[Start Supplied entries]

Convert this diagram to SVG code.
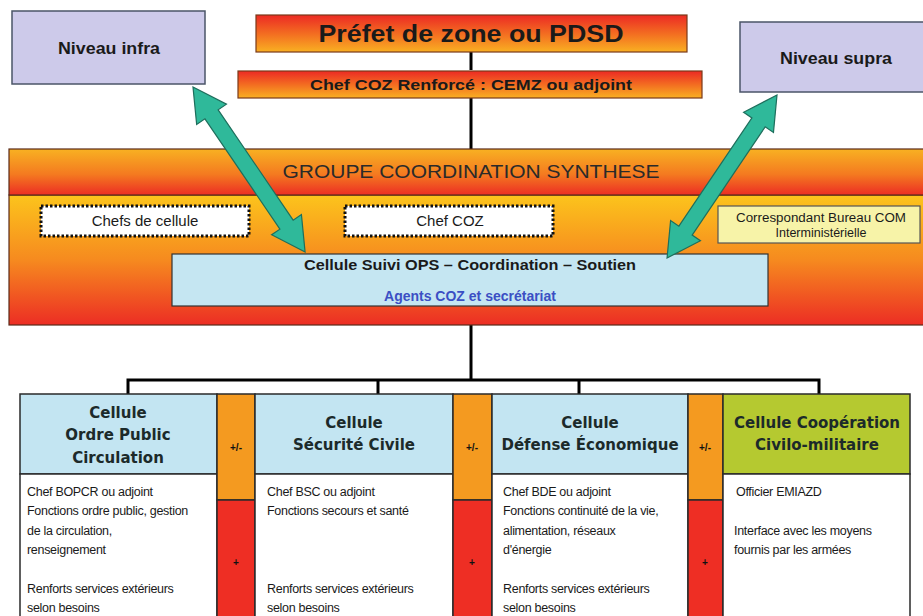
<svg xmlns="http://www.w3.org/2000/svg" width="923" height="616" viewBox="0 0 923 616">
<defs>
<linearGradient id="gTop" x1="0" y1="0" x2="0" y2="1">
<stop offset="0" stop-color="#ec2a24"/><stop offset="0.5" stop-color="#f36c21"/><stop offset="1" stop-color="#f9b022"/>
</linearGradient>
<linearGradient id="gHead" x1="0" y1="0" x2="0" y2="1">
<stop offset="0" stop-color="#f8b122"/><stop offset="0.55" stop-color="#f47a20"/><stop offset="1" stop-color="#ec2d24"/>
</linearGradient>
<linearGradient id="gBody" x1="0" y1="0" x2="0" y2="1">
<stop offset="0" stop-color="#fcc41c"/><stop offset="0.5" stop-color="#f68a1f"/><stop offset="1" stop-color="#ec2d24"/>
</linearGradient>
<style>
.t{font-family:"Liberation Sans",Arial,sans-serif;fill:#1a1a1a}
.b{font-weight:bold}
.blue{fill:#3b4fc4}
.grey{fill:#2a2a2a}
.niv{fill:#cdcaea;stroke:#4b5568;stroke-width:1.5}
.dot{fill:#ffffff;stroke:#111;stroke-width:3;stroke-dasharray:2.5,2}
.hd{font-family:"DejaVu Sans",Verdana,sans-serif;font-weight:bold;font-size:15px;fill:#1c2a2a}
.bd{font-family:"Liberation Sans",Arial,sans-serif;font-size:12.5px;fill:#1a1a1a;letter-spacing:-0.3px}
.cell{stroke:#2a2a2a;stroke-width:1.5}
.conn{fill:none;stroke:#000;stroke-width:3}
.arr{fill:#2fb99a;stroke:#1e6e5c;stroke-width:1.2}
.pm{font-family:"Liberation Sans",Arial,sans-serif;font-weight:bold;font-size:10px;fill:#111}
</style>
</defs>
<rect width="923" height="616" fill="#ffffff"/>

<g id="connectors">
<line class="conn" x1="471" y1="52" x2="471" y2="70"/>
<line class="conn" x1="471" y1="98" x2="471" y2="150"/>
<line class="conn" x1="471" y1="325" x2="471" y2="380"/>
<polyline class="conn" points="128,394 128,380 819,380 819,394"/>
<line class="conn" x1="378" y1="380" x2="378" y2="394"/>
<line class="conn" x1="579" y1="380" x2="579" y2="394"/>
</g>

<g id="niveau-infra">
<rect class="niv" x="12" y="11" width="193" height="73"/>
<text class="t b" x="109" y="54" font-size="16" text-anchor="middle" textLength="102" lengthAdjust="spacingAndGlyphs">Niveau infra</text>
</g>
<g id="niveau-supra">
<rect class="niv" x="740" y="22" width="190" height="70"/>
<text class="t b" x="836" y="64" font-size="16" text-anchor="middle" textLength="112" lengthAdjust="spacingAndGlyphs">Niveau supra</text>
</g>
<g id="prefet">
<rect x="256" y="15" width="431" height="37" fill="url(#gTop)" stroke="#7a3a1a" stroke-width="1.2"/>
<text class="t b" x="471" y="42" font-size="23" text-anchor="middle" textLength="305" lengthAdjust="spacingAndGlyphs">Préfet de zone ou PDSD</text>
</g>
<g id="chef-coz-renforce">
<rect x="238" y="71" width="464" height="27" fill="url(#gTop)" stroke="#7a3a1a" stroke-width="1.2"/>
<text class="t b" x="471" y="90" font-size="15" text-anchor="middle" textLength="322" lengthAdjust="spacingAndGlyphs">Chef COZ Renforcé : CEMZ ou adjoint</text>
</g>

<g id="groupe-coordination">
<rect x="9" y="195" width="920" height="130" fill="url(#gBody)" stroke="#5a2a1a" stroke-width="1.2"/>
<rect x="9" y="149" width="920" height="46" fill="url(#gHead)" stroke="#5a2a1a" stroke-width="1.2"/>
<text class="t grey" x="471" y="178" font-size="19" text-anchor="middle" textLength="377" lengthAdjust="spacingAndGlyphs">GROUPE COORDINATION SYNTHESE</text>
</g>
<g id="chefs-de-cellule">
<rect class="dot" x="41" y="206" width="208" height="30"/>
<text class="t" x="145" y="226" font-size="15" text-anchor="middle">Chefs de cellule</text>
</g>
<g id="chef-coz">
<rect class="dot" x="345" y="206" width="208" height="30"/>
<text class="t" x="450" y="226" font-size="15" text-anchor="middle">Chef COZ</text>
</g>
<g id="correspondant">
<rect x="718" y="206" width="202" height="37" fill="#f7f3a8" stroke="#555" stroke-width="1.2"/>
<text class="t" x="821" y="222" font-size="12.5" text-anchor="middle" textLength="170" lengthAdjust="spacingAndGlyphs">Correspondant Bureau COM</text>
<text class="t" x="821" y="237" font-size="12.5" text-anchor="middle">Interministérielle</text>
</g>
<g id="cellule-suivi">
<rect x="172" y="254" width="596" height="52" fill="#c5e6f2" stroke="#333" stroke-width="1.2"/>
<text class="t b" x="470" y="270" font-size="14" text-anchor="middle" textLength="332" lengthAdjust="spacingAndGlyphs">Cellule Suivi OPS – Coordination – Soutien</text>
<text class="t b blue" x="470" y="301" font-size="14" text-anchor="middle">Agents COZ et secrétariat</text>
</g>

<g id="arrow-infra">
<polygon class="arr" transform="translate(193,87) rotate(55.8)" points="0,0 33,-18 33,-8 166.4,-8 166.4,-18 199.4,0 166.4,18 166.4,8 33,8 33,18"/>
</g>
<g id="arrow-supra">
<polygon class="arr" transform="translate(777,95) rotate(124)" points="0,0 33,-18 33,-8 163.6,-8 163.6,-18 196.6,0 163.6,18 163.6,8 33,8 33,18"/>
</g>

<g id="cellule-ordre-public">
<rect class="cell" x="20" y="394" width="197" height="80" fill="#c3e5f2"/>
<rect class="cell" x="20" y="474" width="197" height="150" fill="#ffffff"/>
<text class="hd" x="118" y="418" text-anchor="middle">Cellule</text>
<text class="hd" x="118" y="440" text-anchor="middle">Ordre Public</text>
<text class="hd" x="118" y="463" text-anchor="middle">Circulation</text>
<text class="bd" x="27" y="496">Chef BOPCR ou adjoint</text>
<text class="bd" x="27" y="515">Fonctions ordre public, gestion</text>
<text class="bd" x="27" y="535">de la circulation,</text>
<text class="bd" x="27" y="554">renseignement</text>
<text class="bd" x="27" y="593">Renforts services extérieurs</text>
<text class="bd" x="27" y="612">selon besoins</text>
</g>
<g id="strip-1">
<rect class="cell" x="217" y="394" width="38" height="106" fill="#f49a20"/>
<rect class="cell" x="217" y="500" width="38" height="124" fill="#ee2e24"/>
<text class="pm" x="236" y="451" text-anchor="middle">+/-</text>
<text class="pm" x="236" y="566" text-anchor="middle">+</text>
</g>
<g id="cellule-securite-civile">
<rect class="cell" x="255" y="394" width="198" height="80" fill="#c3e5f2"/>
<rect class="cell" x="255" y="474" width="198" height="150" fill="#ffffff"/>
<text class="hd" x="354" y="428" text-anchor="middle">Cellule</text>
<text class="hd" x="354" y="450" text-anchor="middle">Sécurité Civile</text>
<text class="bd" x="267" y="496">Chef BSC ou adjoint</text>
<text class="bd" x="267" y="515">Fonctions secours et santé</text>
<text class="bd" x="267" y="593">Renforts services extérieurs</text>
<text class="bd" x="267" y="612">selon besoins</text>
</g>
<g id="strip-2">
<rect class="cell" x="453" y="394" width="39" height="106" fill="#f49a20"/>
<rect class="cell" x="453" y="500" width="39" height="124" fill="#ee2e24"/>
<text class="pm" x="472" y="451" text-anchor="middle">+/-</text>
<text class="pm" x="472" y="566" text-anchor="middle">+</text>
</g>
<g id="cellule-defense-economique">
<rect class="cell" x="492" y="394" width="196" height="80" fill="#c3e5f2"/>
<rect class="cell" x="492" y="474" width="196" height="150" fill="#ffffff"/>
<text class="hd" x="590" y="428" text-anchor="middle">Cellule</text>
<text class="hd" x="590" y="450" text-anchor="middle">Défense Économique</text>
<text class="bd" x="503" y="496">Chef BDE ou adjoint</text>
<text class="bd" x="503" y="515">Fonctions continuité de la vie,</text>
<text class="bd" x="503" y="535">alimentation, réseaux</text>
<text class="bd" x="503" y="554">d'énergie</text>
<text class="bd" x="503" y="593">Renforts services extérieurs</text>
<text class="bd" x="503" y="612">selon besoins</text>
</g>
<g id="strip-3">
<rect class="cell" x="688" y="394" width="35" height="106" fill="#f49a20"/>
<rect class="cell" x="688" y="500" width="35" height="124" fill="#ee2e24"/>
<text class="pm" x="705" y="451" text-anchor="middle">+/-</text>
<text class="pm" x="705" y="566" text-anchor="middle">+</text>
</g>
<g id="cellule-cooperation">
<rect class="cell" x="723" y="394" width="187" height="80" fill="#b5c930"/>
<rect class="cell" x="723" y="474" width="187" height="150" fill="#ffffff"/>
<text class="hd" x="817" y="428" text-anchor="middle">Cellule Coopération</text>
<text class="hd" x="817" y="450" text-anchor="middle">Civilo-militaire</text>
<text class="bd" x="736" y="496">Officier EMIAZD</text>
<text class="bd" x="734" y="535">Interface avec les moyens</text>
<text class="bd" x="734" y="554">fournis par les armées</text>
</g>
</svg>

[End Supplied entries]
[Start Supplied entries]

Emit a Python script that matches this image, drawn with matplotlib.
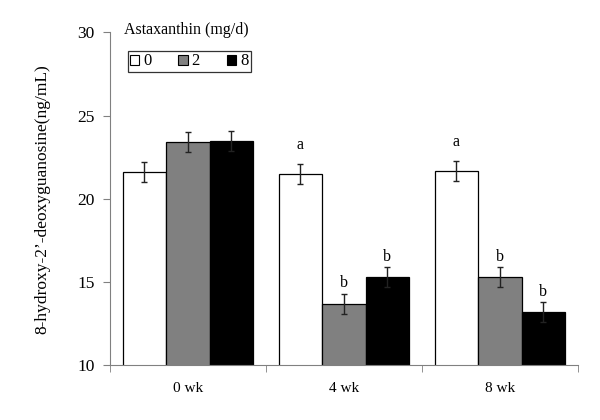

[End Supplied entries]

Task goal: Gather every line from the listing above in which the word "this" appears.

Completed exercise:
Convert this diagram to SVG code.
Emit a Python script that matches this image, drawn with matplotlib.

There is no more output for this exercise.